Fed üyesi Waller faiz indirimlerinde temkinli olma çağrısında bulundu
Investing.com – ABD Merkez Bankası (Fed) guvernörlerinden Christopher Waller, enflasyonun yükseldiğini ve ABD ekonomisi ile iş gücü piyasasının daha önce düşünülenden daha güçlü olduğunu gösteren son verilere atıfta bulundu ve önümüzdeki dönemde faiz oranlarının düşürülmesi konusunda “daha dikkatli olunması” çağrısında bulundu.
Waller, kısa vadedeki gelişmelerden bağımsız olarak hâlâ politika faizinin önümüzdeki yıl kademeli olarak düşürülmesi gerektiğini düşünüyor. Fed’in politika faizinin kısıtlayıcı olduğunu söyleyen Waller, iş gücü talebi ılımlı olsa da iş gücü piyasasının sağlıklı olmaya devam ettiğini ve enflasyonun Fed’in %2’lik hedefine yakın olduğunu hatırlattı. Ancak Fed’in Eylül ayında politika faizini beklenenden yüksek olarak yarım puan düşürmesinin ardından Waller, iş gücü piyasası aniden kötüleşmediği ve enflasyon beklediği gibi aşağı doğru gitmeye devam ettiği sürece Fed’in artık ‘bilinçli bir hızda’ ilerlemesi gerektiğini söyledi.
Waller, ekonomik verilerdeki son revizyonların hane halkının hâlâ kaynak harcadığını gösterdiğini ve düşük faizlerin yüksek fiyatlı ürünler için ‘bastırılmış talebi’ serbest bırakabileceğini belirtti.
Fed guvernörü açıklamasına şöyle devam etti:
“Verilerin bütününü, para politikasının faiz indirimlerinin hızı konusunda Eylül toplantısında gerekenden daha dikkatli ilerlemesi gerektiği şeklinde görüyorum.
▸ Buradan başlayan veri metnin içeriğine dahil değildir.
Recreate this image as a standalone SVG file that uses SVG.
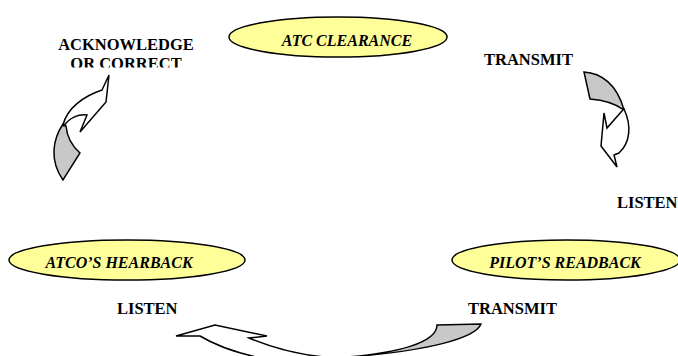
<svg xmlns="http://www.w3.org/2000/svg" width="678" height="356" viewBox="0 0 678 356">
<style>
.node{fill:#FFFF99;stroke:#000;stroke-width:1.5}
.nt{font-family:"Liberation Serif",serif;font-weight:bold;font-style:italic;font-size:16px;fill:#000;text-anchor:middle}
.lb{font-family:"Liberation Serif",serif;font-weight:bold;font-size:16.5px;fill:#000}
.front{fill:#FFFFFF;stroke:#000;stroke-width:1.5;stroke-linejoin:miter}
.back{fill:#C8C8C8;stroke:#000;stroke-width:1.5}
</style>
<defs>
<clipPath id="clipAck"><rect x="0" y="0" width="678" height="67.5"/></clipPath>
</defs>
<rect width="678" height="356" fill="#fff"/>
<g id="atc-clearance">
<ellipse class="node" cx="338" cy="37" rx="109" ry="20"/>
<text class="nt" x="347" y="46">ATC CLEARANCE</text>
</g>
<g id="pilots-readback">
<ellipse class="node" cx="566" cy="260" rx="114" ry="20"/>
<text class="nt" x="565" y="268">PILOT’S READBACK</text>
</g>
<g id="atcos-hearback">
<ellipse class="node" cx="127" cy="260" rx="118" ry="20"/>
<text class="nt" x="119" y="268">ATCO’S HEARBACK</text>
</g>
<g id="labels">
<text class="lb" x="126" y="50" text-anchor="middle">ACKNOWLEDGE</text>
<text class="lb" x="126" y="69" text-anchor="middle" clip-path="url(#clipAck)">OR CORRECT</text>
<text class="lb" x="484" y="65">TRANSMIT</text>
<text class="lb" x="617" y="208">LISTEN</text>
<text class="lb" x="117" y="314">LISTEN</text>
<text class="lb" x="468" y="314">TRANSMIT</text>
</g>
<g id="connectors">
<!-- top-right: transmit -> listen -->
<path class="back" d="M584,72 C601,73 617,84 624,110 C616,104 603,100 590,99 Z"/>
<path class="front" d="M624,109 C632,126 630,143 619,153 L614,155 L617,167 L601,146 L604,113 L607,128 L621,112 Z"/>
<!-- left: acknowledge -->
<path class="back" d="M63,124 C53,139 49,160 63,180 L80,153 C72,146 67,137 66,126 Z"/>
<path class="front" d="M63,125 C67,108 84,96 102,90 L109,75 L106,102 L80,132 L87,115 C78,114 69,118 64,126 Z"/>
<!-- bottom: transmit -> listen -->
<path class="back" d="M437,325 L481,324 C476,337 432,352 333,358 C400,354 437,342 437,325 Z"/>
<path class="front" d="M176,336 L215,325 L267,336 L249,338 C280,351 310,357 340,358 L340,364 L300,364 C262,360 225,351 200,336 Z"/>
</g>
</svg>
Bir sonraki toplantımızdan önce açıklanacak olan enflasyon, iş gücü piyasası ve ekonomik faaliyete ilişkin verilerin para politikasını gevşetme konusunda daha temkinli olma eğilimimi doğrulayıp doğrulamadığını izleyeceğim.”
Kashkari: “Çin, ABD için rekabetçi bir tehdit değil”
Minneapolis Fed Başkanı Neel Kashkari ise bu haftaki açıklamasında Çin’i ABD için ekonomik bir tehdit olarak görmediğini, ayrıca Çin yuanının dünyanın rezerv para birimi olarak ABD dolarının yerini alabileceğine inanmadığını söyledi.
Kashkari, yapay zeka da dahil olmak üzere Çin’deki yenilikçi işletmelere yönelik siyasi baskılara atıfta bulunarak, “Attıkları adımlar tam anlamıyla rekabet karşıtı. Şimdilik ABD’nin rekabetçi konumunun çok ama çok güçlü olduğunu düşünüyorum.” ifadelerini kullandı.